Sunday, May 04, 2008

  • Okay, Now.






    I'm doing better. I've slowly begun to make my way up the spiral. But, to tell you the truth, I had to hit rock bottom before I could begin my ascent.

    The past week has been hell. It's still incredibly hard, and I can feel the struggle in my face. It hurts. I've been tried with conflicting emotions, thoughts, people, etc. But I eventually realize that God isn't willing to let me go. I'm not going to go into detail about it (if you want to know, just ask me), but it was quite a process of realization and self-denial. I've realized how hurt, angry, and unrighteous I've been. And today in worship, singing the words  "clothe me in your righteousness" and "this is our cry, be glorified"said it all.
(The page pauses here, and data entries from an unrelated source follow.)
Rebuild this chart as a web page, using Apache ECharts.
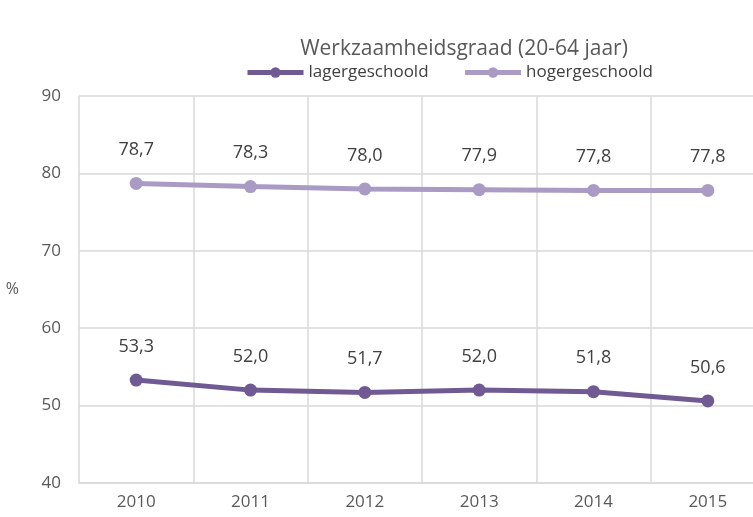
<!DOCTYPE html>
<html>
<head>
<meta charset="utf-8">
<script src="https://cdn.jsdelivr.net/npm/echarts@6/dist/echarts.min.js"></script>
<style>
html, body { margin: 0; padding: 0; background: #fff; }
#chart { width: 753px; height: 517px; }
</style>
</head>
<body>
<div id="chart"></div>
<script>
var years = ['2010', '2011', '2012', '2013', '2014', '2015']
var lager = [53.3, 52.0, 51.7, 52.0, 51.8, 50.6]
var hoger = [78.7, 78.3, 78.0, 77.9, 77.8, 77.8]

var font = 'Open Sans'
var fmt = function (p) { return p.value.toFixed(1).replace('.', ',') }

function lineSeries(name, data, color) {
    return {
        name: name,
        type: 'line',
        data: data,
        symbol: 'circle',
        symbolSize: 13,
        lineStyle: { width: 5, color: color },
        itemStyle: { color: color },
        label: {
            show: true,
            position: 'top',
            distance: 18,
            formatter: fmt,
            color: '#404040',
            fontFamily: font,
            fontSize: 18
        }
    }
}

var chart = echarts.init(document.getElementById('chart'))
chart.setOption({
    animation: false,
    title: {
        text: 'Werkzaamheidsgraad (20-64 jaar)',
        left: 459,
        textAlign: 'center',
        top: 34,
        textStyle: { color: '#595959', fontFamily: font, fontSize: 21, fontWeight: 'normal' }
    },
    legend: {
        top: 59,
        left: 240,
        itemGap: 34,
        itemWidth: 56,
        itemHeight: 13,
        lineStyle: { width: 5 },
        textStyle: { color: '#404040', fontFamily: font, fontSize: 17 },
        data: ['lagergeschoold', 'hogergeschoold']
    },
    grid: { left: 79, right: -12, top: 96, bottom: 34, outerBoundsMode: 'none' },
    xAxis: {
        type: 'category',
        data: years,
        boundaryGap: true,
        axisLine: { lineStyle: { color: '#d9d9d9', width: 1.5 } },
        axisTick: { show: false },
        splitLine: { show: true, lineStyle: { color: '#d9d9d9', width: 1.5 } },
        axisLabel: { color: '#595959', fontFamily: font, fontSize: 17, margin: 11 }
    },
    yAxis: {
        type: 'value',
        min: 40,
        max: 90,
        interval: 10,
        name: '%',
        nameLocation: 'middle',
        nameRotate: 0,
        nameGap: 60,
        nameTextStyle: { color: '#595959', fontFamily: font, fontSize: 16 },
        axisLine: { show: false },
        axisTick: { show: false },
        splitLine: { lineStyle: { color: '#d9d9d9', width: 1.5 } },
        axisLabel: { color: '#595959', fontFamily: font, fontSize: 17, margin: 18 }
    },
    series: [
        lineSeries('lagergeschoold', lager, '#705a93'),
        lineSeries('hogergeschoold', hoger, '#a99bc4')
    ]
})
</script>
</body>
</html>
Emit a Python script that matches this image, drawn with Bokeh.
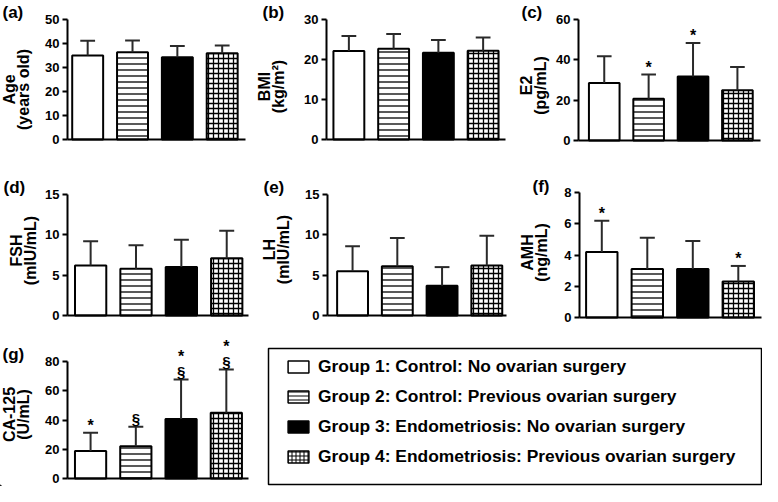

    He's holding onto me tight. He won't let go. So, I suppose I won't either.

    Cue said something today that really struck me: "Love isn't real until it's been tested". This isn't just true for human relationships; it's true about my relationship with God, and trust me, my relationship with God was most definitely tested this week. But, I think He's calling me to get to know him better. Maybe I've had a misconception of Him, or maybe different expectations. Maybe I didn't expect enough.

    I think God is asking me to delve and dwell in the Old Testament. I think He wants to show me something, tell me something. I'm excited to meet Him there.